Les émotions engendrent les habitudes. Les expériences positives renforcent les habitudes, d’où l’importance de célébrer une réussite, car on active la partie du cerveau qui gère la récompense. Les sensations agréables entraînent la production de dopamine (le neurotransmetteur qui contrôle le système de récompense) et nous rappellent les comportements qui nous font nous sentir bien afin de les reproduire. C’est à l’aide de la dopamine que le cerveau encode la relation de cause à effet, ce qui crée des attentes pour l’avenir. Nous pouvons aussi pirater ce système de récompense, en créant un événement dans notre tête (« erreur de prédiction de la récompense »), une manière de surprendre notre cerveau qui s’attend au même schéma. Les habitudes peuvent se former très vite à partir du moment où nous ressentons des émotions positives fortes en lien avec un nouveau comportement. Une fois la nouvelle habitude positive installée, il n’est pas nécessaire de la célébrer à chaque fois, puisqu'elle est devenue automatique, mais il faut préserver ses racines. Cela veut dire qu’il faut cultiver ses habitudes et aller d’un changement minuscule à profond. Il existe deux catégories d’habitudes : celles qui grandissent (qui augmentent en intensité) et celles qui prolifèrent (nous avons mis en place un rituel qui va nous aider à incorporer d’autres bonnes habitudes, par exemple nous nous réveillons avec la pensée d’avoir une très bonne journée, et cette pensée va proliférer et entraîner des répercussions positives).

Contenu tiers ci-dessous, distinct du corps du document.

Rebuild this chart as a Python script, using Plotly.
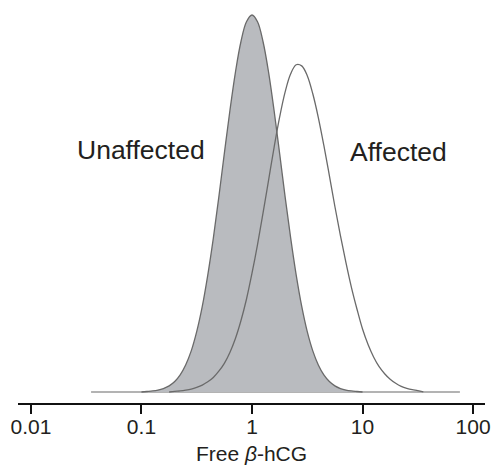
import math
import plotly.graph_objects as go

# Unaffected distribution (Free beta-hCG, MoM) - relative frequency
unaffected_x = [0.100, 0.112, 0.126, 0.141, 0.158, 0.178, 0.200, 0.224, 0.251, 0.282,
                0.316, 0.355, 0.398, 0.447, 0.501, 0.562, 0.631, 0.708, 0.794, 0.891,
                1.0, 1.122, 1.259, 1.413, 1.585, 1.778, 1.995, 2.239, 2.512, 2.818,
                3.162, 3.548, 3.981, 4.467, 5.012, 5.623, 6.310, 7.079, 7.943, 8.913, 10.0]
unaffected_y = [0.0, 0.0013, 0.0027, 0.0050, 0.0092, 0.0163, 0.0277, 0.0453, 0.0716, 0.109,
                0.160, 0.227, 0.310, 0.408, 0.517, 0.633, 0.746, 0.848, 0.929, 0.982,
                1.0, 0.982, 0.929, 0.848, 0.746, 0.633, 0.517, 0.408, 0.310, 0.227,
                0.160, 0.109, 0.0716, 0.0453, 0.0277, 0.0163, 0.0092, 0.0050, 0.0027, 0.0013, 0.0]

# Affected distribution
affected_x = [0.178, 0.200, 0.224, 0.251, 0.282, 0.316, 0.355, 0.398, 0.447, 0.501, 0.562, 0.631,
              0.708, 0.794, 0.891, 1.0, 1.122, 1.259, 1.413, 1.585, 1.778, 1.995,
              2.239, 2.512, 2.818, 3.162, 3.548, 3.981, 4.467, 5.012, 5.623, 6.310,
              7.079, 7.943, 8.913, 10.0, 11.22, 12.59, 14.13, 15.85, 17.78, 19.95,
              22.39, 25.12, 28.18, 31.62, 35.48]
affected_y = [0.0, 0.0018, 0.0031, 0.0051, 0.0079, 0.0124, 0.0184, 0.0271, 0.0385, 0.0551, 0.0760, 0.105,
              0.142, 0.189, 0.246, 0.315, 0.391, 0.475, 0.562, 0.649, 0.729, 0.796,
              0.844, 0.868, 0.865, 0.839, 0.791, 0.728, 0.654, 0.574, 0.492, 0.415,
              0.343, 0.277, 0.2195, 0.167, 0.126, 0.093, 0.0672, 0.0485, 0.0338, 0.0231,
              0.0151, 0.0097, 0.0060, 0.0037, 0.0]

baseline_x = [0.035, 76]
baseline_y = [0, 0]

tick_vals = [0.01, 0.1, 1, 10, 100]
tick_text = ["0.01", "0.1", "1", "10", "100"]

labels = ["Unaffected", "Affected"]
label_x = [0.1, 21.1]
label_y = [0.642, 0.637]

line_col = "#6a6a6a"
fill_col = "#b9bbbf"
text_col = "#231f20"

fig = go.Figure()
fig.add_trace(go.Scatter(x=baseline_x, y=baseline_y, mode="lines",
                         line=dict(color="#9a9a9a", width=1.5), hoverinfo="skip"))
fig.add_trace(go.Scatter(x=unaffected_x, y=unaffected_y, mode="lines",
                         line=dict(color=line_col, width=1.3, shape="spline", smoothing=1.0),
                         fill="tozeroy", fillcolor=fill_col))
fig.add_trace(go.Scatter(x=affected_x, y=affected_y, mode="lines",
                         line=dict(color=line_col, width=1.3, shape="spline", smoothing=1.0)))

for t, x, y in zip(labels, label_x, label_y):
    fig.add_annotation(x=math.log10(x), y=y, xref="x", yref="y", text=t, showarrow=False,
                       font=dict(family="Liberation Sans, Arial, sans-serif", size=26.5, color=text_col))

fig.update_layout(
    width=496, height=470,
    margin=dict(l=18, r=9, t=5, b=67),
    paper_bgcolor="white", plot_bgcolor="white",
    showlegend=False,
    font=dict(family="Liberation Sans, Arial, sans-serif", color=text_col),
)
fig.update_xaxes(
    type="log", range=[-2.117, 2.108],
    tickvals=tick_vals, ticktext=tick_text,
    tickfont=dict(size=21, color=text_col),
    ticks="outside", ticklen=9, tickwidth=1.5, tickcolor="#111",
    ticklabelstandoff=-5,
    showline=True, linecolor="#111", linewidth=1.5,
    showgrid=False, zeroline=False,
    title=dict(text="Free <i>β</i>-hCG", font=dict(size=21, color=text_col), standoff=9),
)
fig.update_yaxes(visible=False, range=[-0.0292, 1.0265])

fig.write_html("out.html")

Et c’est là qu’intervient la dynamique de la croissance : la réussite entraîne la réussite. Quand nous ressentons une impression de réussite, même minuscule, notre confiance en nous augmente très vite et notre niveau de motivation s’accroît afin que nous recommencions la tâche en question, et d’autres qui lui sont liées. N’oublions pas les deux vecteurs contradictoires qui forment notre niveau de motivation globale: l’espoir et la peur. Chacun gère à sa manière le facteur démotivant qu’est la peur, en règle générale en atténuant l’angoisse (mais il faut essayer autre chose que l’alcool, etc.). Changer un comportement et prendre de nouvelles habitudes n’est pas un processus magique et mystérieux, mais cela fonctionne comme un système derrière lequel il existe des compétences, les compétences du changement, que nous pouvons acquérir et développer, comme toute autre compétence : la création comportementale (choisir et ajuster les habitudes que nous voulons prendre), la connaissance de soi (savoir quelles habitudes seront importantes pour nous), le traitement de l’information (nos habitudes changent, nous changeons et aussi le monde autour de nous, donc il faut traiter ces informations), la mentalité (notre approche et notre attitude face au changement, ainsi que notre perception et notre interprétation du monde qui nous entoure).
Pour se défaire d’une mauvaise habitude, nous adopterons la même approche systémique : nous nous concentrons sur la création de nouvelles habitudes, nous trouvons comment nous défaire d’une habitude (en nous focalisant sur l’impulsion et en la supprimant ou en l’évitant –par exemple, de petites astuces pour diminuer l’exposition aux écrans), nous redéfinissons l’aptitude (en rendant l’habitude indésirable plus difficile et en brisant un élément de la chaîne d’aptitude qui comprend le temps, l’argent, l’effort physique, l’effort mental, la routine).
Le changement, dans le sens positif d’un mieux-être, n’est pas seulement individuel, mais il peut concerner le groupe, la collectivité. Si nous mettons en pratique la conception comportementale des Petites Habitudes, nous pouvons devenir une influence positive sur la vie d’autrui. Car à tout moment, sans nous en rendre compte, nous influons sur le comportement d’autrui. Dans le livre, le dernier chapitre est consacré à l’éthique du changement collectif. Et là aussi, ce sont les habitudes qui sont les plus importantes, même si elles semblent être les plus petits éléments du changement.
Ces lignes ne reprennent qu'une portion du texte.